> COLLECTED MATERIAL

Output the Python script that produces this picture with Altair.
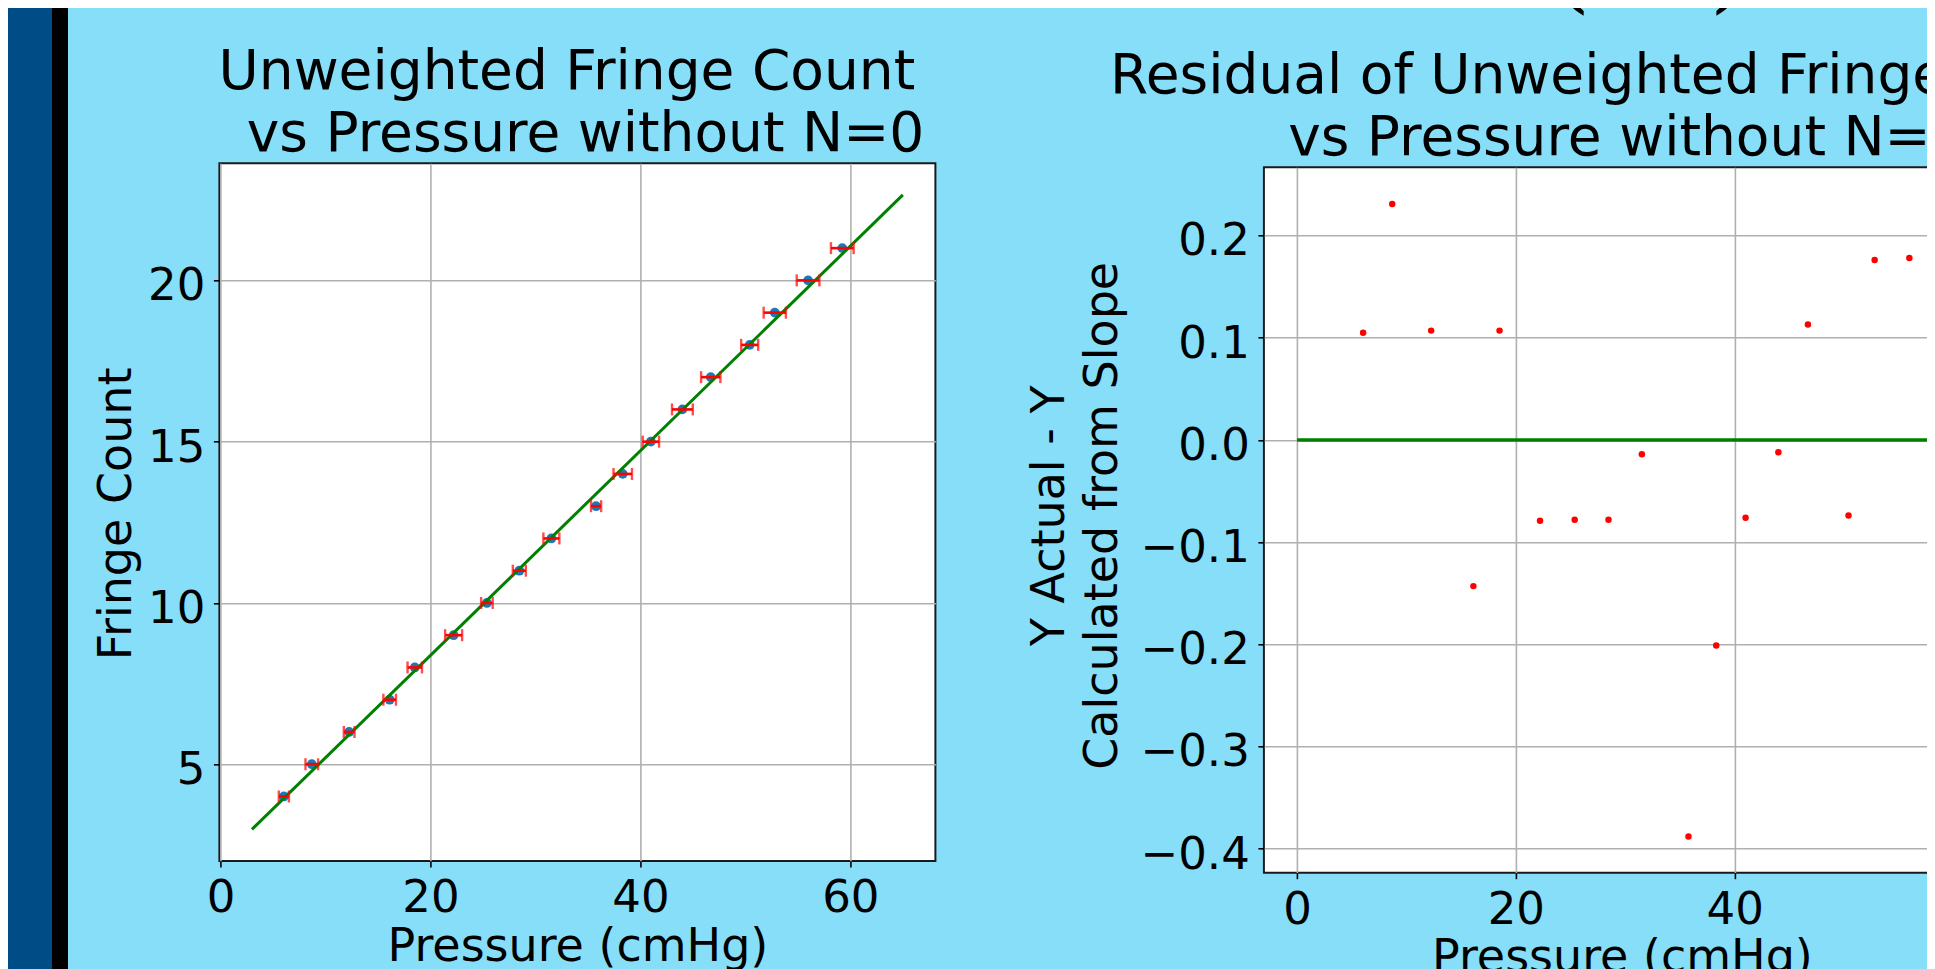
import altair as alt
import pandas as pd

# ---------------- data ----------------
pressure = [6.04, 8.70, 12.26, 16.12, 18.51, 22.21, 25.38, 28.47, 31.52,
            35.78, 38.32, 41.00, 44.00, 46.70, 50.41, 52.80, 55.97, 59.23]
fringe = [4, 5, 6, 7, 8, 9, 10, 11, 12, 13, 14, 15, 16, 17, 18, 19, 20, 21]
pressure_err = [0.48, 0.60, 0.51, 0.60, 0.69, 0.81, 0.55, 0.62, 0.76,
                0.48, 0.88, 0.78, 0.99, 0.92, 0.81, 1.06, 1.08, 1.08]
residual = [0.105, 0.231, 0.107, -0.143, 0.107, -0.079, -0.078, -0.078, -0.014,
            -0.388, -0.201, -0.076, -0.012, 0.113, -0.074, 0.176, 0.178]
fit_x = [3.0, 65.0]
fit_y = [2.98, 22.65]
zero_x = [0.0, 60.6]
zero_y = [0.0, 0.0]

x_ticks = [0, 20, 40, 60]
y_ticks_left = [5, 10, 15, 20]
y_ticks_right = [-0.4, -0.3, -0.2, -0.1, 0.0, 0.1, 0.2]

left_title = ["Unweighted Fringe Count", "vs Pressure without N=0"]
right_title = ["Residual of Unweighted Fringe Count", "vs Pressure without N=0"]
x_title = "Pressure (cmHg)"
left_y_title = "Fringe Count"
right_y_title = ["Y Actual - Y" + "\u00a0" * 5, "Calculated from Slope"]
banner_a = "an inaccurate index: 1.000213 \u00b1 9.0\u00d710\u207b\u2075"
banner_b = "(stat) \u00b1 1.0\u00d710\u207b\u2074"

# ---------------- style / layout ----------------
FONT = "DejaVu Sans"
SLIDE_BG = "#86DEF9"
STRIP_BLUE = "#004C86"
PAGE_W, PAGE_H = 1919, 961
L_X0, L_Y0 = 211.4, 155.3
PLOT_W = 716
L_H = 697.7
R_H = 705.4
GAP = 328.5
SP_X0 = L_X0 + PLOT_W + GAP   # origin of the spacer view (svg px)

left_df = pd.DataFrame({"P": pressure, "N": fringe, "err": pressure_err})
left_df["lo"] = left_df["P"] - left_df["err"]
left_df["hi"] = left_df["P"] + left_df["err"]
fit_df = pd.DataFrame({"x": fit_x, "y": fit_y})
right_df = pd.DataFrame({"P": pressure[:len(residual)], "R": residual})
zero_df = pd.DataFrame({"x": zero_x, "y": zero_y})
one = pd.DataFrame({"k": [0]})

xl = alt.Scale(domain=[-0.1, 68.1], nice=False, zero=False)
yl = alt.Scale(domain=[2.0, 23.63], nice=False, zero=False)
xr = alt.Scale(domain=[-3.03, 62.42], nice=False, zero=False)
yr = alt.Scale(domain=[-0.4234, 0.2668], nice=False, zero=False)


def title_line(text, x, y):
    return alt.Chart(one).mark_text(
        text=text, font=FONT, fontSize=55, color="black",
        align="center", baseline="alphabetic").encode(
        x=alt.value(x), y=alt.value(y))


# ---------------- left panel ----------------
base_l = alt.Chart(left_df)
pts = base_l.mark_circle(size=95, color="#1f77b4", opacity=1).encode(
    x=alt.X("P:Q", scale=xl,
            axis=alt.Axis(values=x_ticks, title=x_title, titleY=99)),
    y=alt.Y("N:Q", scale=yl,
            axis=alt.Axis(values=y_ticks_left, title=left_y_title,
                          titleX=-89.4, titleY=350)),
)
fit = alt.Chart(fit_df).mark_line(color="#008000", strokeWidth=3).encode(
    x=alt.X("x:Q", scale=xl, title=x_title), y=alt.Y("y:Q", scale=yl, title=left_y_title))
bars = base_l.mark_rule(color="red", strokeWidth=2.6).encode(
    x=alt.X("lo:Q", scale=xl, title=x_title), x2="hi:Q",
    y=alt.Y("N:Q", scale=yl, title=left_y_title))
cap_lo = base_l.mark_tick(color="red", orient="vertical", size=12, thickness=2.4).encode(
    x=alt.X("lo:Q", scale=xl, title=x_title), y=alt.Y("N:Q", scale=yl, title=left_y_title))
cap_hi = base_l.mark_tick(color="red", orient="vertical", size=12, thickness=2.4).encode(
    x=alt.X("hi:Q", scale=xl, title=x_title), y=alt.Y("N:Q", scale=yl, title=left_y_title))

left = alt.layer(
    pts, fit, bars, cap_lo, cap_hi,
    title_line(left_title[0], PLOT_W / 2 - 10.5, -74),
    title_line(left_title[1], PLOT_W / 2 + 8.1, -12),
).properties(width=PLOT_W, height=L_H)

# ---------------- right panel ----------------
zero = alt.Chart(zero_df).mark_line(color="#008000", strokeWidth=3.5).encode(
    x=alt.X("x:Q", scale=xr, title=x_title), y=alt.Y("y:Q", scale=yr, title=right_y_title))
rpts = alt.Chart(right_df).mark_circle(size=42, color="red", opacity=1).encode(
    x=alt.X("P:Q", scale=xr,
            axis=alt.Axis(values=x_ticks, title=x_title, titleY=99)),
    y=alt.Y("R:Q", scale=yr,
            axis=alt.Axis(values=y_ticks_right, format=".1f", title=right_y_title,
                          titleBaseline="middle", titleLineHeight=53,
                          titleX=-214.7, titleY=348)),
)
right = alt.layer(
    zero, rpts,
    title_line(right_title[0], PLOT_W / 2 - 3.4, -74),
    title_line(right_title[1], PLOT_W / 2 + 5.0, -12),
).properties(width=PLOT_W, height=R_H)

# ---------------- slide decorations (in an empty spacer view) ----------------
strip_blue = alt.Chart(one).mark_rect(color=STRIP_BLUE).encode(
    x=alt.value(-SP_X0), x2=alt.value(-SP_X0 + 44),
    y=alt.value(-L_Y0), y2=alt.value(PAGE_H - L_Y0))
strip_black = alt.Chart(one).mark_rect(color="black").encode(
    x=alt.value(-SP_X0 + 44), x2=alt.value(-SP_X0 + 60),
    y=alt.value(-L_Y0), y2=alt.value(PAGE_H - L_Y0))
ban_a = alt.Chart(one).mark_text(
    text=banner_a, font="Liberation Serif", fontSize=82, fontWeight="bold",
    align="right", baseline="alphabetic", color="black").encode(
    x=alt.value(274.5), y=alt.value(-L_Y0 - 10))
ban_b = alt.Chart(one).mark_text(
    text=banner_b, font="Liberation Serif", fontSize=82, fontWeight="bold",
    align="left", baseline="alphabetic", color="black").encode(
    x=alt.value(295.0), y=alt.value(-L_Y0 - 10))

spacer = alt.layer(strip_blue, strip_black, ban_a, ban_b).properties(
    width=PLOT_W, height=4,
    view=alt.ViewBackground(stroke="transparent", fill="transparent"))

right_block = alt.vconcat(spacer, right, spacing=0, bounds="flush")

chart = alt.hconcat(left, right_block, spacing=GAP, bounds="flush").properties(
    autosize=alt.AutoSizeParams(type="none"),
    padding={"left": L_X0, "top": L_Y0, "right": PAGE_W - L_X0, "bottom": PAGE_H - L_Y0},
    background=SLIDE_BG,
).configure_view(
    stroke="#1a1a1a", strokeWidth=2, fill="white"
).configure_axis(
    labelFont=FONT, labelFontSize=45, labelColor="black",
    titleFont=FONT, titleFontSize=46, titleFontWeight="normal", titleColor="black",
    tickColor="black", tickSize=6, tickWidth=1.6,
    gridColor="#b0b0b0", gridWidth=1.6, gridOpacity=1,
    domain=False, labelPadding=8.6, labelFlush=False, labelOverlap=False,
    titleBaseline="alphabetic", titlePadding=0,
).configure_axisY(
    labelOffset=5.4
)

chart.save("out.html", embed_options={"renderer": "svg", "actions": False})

> WHAT THIS TASK INVOLVES
Without any pictures, reproduce the lines from the first one in the material through the line that has "SP_X0 = L_X0", exactly as they appear.

> SOLUTION FOR THIS PROBLEM
Output the Python script that produces this picture with Altair.
import altair as alt
import pandas as pd

# ---------------- data ----------------
pressure = [6.04, 8.70, 12.26, 16.12, 18.51, 22.21, 25.38, 28.47, 31.52,
            35.78, 38.32, 41.00, 44.00, 46.70, 50.41, 52.80, 55.97, 59.23]
fringe = [4, 5, 6, 7, 8, 9, 10, 11, 12, 13, 14, 15, 16, 17, 18, 19, 20, 21]
pressure_err = [0.48, 0.60, 0.51, 0.60, 0.69, 0.81, 0.55, 0.62, 0.76,
                0.48, 0.88, 0.78, 0.99, 0.92, 0.81, 1.06, 1.08, 1.08]
residual = [0.105, 0.231, 0.107, -0.143, 0.107, -0.079, -0.078, -0.078, -0.014,
            -0.388, -0.201, -0.076, -0.012, 0.113, -0.074, 0.176, 0.178]
fit_x = [3.0, 65.0]
fit_y = [2.98, 22.65]
zero_x = [0.0, 60.6]
zero_y = [0.0, 0.0]

x_ticks = [0, 20, 40, 60]
y_ticks_left = [5, 10, 15, 20]
y_ticks_right = [-0.4, -0.3, -0.2, -0.1, 0.0, 0.1, 0.2]

left_title = ["Unweighted Fringe Count", "vs Pressure without N=0"]
right_title = ["Residual of Unweighted Fringe Count", "vs Pressure without N=0"]
x_title = "Pressure (cmHg)"
left_y_title = "Fringe Count"
right_y_title = ["Y Actual - Y" + "\u00a0" * 5, "Calculated from Slope"]
banner_a = "an inaccurate index: 1.000213 \u00b1 9.0\u00d710\u207b\u2075"
banner_b = "(stat) \u00b1 1.0\u00d710\u207b\u2074"

# ---------------- style / layout ----------------
FONT = "DejaVu Sans"
SLIDE_BG = "#86DEF9"
STRIP_BLUE = "#004C86"
PAGE_W, PAGE_H = 1919, 961
L_X0, L_Y0 = 211.4, 155.3
PLOT_W = 716
L_H = 697.7
R_H = 705.4
GAP = 328.5
SP_X0 = L_X0 + PLOT_W + GAP   # origin of the spacer view (svg px)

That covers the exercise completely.